Identify the lines that include the word "this", then copy all of them.

▸ **SUPPLIED INFORMATION**:
----
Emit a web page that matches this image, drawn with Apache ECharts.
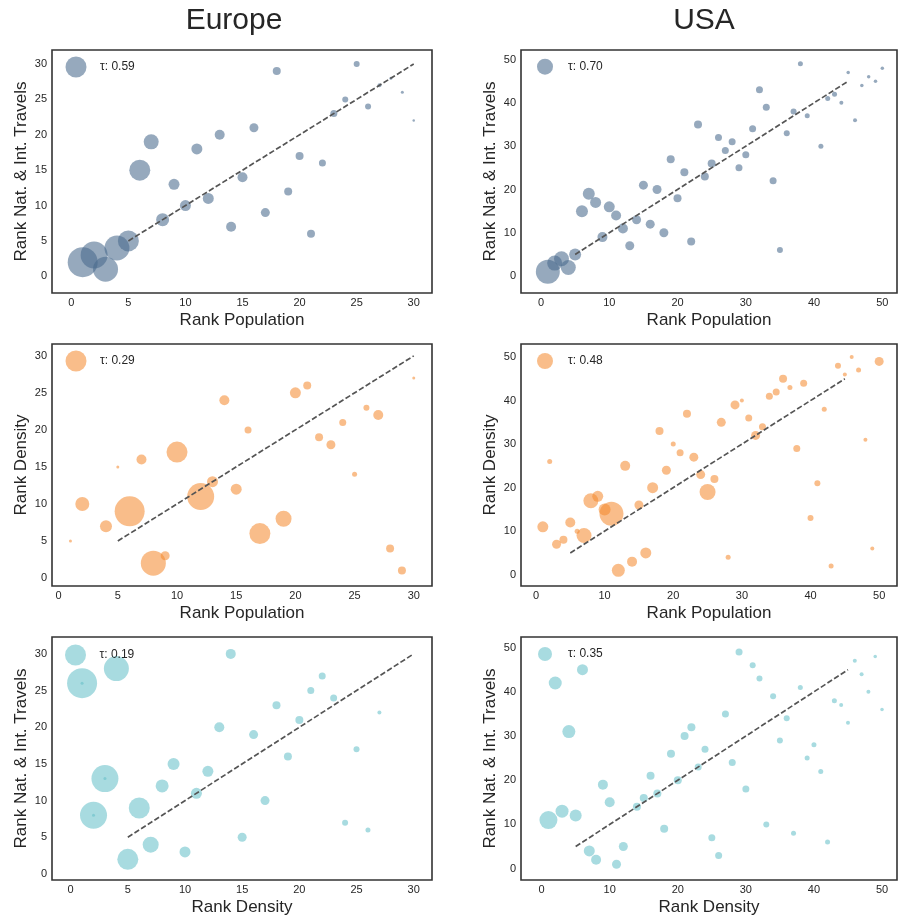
----
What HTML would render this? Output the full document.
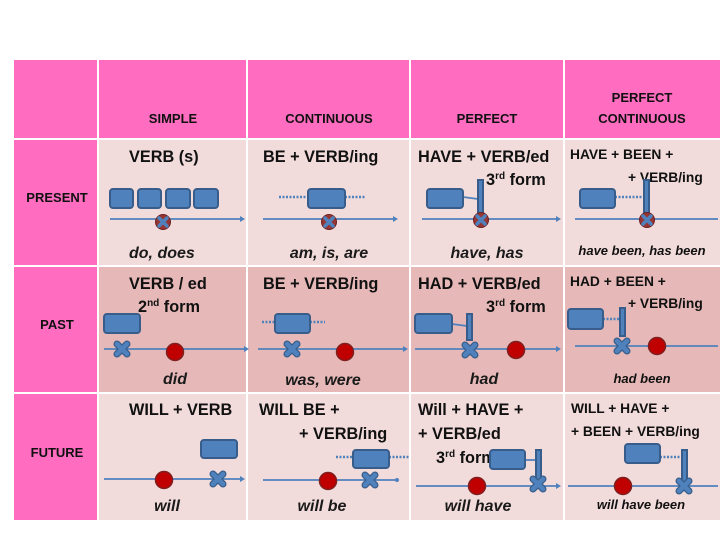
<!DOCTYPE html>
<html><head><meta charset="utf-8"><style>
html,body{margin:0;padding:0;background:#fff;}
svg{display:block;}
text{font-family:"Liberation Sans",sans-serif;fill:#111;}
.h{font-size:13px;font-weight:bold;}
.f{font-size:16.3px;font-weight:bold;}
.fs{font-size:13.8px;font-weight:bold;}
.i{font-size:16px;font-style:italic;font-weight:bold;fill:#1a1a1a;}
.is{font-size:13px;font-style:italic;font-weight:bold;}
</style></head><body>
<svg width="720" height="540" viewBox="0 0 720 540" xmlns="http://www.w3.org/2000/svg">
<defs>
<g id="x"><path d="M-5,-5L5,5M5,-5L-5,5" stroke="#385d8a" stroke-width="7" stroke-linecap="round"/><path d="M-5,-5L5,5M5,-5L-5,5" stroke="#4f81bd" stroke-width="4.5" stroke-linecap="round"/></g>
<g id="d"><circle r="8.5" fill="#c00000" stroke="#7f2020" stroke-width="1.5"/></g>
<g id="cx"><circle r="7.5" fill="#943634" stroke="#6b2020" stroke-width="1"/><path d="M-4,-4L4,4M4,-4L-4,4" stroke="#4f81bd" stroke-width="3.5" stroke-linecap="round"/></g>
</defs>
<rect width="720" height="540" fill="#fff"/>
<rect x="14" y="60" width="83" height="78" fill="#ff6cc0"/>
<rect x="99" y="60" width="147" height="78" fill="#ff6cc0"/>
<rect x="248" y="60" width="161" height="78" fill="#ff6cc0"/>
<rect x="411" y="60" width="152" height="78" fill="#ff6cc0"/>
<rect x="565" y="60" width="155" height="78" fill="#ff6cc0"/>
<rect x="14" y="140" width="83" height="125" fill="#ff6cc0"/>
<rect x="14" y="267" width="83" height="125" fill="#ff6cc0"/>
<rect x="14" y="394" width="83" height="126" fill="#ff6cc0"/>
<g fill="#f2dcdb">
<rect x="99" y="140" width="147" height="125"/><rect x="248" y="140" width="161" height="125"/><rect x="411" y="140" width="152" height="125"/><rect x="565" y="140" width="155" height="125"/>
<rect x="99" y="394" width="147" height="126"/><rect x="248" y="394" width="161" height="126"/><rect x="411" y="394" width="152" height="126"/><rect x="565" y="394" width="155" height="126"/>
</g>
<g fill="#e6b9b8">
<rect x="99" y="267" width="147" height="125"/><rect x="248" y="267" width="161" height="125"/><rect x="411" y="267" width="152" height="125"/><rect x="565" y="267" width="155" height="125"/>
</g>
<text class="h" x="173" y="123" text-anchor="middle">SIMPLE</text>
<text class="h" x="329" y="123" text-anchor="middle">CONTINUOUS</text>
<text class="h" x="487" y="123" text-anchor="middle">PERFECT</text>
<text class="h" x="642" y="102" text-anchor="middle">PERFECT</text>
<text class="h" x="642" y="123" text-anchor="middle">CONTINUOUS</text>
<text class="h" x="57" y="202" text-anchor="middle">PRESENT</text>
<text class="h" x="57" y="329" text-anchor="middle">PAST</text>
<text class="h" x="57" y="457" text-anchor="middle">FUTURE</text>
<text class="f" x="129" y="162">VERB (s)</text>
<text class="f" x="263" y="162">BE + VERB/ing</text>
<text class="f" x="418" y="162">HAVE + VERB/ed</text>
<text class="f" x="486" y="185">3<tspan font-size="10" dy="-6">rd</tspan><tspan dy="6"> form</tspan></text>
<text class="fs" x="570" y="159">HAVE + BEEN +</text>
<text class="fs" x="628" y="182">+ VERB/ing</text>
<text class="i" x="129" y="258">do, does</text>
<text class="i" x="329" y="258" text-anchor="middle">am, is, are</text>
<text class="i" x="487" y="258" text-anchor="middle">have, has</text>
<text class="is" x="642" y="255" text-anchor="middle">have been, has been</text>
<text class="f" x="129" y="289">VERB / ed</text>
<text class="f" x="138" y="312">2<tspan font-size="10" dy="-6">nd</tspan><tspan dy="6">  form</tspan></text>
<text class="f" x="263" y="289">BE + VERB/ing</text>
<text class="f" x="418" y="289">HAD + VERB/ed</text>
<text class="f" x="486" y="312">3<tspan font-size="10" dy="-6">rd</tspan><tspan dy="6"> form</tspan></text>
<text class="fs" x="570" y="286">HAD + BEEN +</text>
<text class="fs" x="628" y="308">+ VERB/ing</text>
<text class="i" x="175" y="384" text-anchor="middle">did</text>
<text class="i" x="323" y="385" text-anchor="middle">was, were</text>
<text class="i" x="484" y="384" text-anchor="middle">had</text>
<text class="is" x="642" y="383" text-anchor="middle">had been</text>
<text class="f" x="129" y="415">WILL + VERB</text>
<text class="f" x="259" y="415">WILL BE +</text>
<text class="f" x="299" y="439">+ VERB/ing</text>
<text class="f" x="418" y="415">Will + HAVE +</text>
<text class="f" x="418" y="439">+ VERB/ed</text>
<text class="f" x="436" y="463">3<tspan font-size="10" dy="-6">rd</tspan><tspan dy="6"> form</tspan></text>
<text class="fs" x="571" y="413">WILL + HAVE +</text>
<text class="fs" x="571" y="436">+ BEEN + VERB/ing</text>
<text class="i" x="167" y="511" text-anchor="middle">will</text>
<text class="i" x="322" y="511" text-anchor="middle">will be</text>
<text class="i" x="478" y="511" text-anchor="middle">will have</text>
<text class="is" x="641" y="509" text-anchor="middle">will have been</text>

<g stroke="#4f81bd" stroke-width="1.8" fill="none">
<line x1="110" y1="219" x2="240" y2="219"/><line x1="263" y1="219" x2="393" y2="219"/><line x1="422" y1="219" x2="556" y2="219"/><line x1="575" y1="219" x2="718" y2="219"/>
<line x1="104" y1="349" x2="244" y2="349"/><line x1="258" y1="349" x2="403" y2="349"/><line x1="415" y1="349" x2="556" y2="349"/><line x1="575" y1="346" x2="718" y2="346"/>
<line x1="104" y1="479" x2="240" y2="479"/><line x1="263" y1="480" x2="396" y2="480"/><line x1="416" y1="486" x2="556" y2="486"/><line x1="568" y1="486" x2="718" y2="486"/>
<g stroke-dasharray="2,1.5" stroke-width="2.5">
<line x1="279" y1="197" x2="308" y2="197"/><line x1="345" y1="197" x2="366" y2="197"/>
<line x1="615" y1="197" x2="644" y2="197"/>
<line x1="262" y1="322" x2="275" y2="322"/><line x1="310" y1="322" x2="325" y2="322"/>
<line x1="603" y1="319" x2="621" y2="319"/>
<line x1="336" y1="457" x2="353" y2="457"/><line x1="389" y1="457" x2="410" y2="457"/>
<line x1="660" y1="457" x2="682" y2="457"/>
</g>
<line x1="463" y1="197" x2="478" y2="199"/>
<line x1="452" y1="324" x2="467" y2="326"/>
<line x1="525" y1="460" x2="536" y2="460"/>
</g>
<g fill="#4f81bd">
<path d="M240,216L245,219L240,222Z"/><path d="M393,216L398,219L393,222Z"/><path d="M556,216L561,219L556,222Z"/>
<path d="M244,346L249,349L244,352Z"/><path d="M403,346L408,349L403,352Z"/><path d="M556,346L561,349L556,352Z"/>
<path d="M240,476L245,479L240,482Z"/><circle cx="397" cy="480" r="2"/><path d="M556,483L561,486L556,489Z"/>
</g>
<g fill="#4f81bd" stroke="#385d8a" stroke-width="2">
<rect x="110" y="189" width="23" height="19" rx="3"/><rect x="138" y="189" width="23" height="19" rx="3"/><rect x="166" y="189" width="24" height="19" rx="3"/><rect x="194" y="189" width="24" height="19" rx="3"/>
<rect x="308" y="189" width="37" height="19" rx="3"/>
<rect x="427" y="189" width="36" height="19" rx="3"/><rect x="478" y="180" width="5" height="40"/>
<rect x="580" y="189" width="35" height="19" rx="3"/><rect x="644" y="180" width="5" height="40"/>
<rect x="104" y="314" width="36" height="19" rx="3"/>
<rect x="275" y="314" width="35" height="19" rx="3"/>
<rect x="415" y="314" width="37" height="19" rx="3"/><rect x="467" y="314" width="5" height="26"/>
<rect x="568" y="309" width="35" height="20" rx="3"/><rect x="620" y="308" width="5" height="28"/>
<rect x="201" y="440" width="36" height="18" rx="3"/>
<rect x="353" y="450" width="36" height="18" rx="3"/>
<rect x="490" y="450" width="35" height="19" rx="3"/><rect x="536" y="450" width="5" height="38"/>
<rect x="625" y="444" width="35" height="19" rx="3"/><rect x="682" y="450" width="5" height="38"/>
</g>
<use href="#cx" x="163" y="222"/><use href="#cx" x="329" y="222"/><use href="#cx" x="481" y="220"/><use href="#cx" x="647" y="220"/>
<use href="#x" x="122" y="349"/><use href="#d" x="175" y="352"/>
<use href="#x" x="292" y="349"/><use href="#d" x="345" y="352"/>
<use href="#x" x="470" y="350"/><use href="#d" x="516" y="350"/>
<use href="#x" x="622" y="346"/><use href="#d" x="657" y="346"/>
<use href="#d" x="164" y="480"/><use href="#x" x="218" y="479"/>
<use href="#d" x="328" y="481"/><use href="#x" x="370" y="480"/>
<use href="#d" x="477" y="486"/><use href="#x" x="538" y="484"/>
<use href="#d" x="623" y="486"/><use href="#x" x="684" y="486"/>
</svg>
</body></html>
----
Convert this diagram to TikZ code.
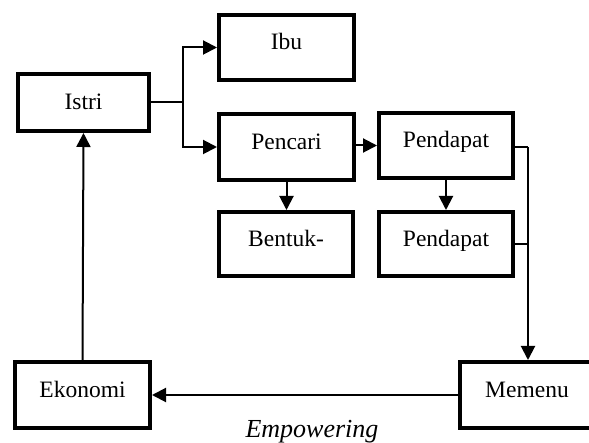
----
▸ **SOLUTION**:
Emit a web page that matches this image, drawn with Apache ECharts.
What HTML would render this? Output the full document.
Convert this diagram to TikZ code.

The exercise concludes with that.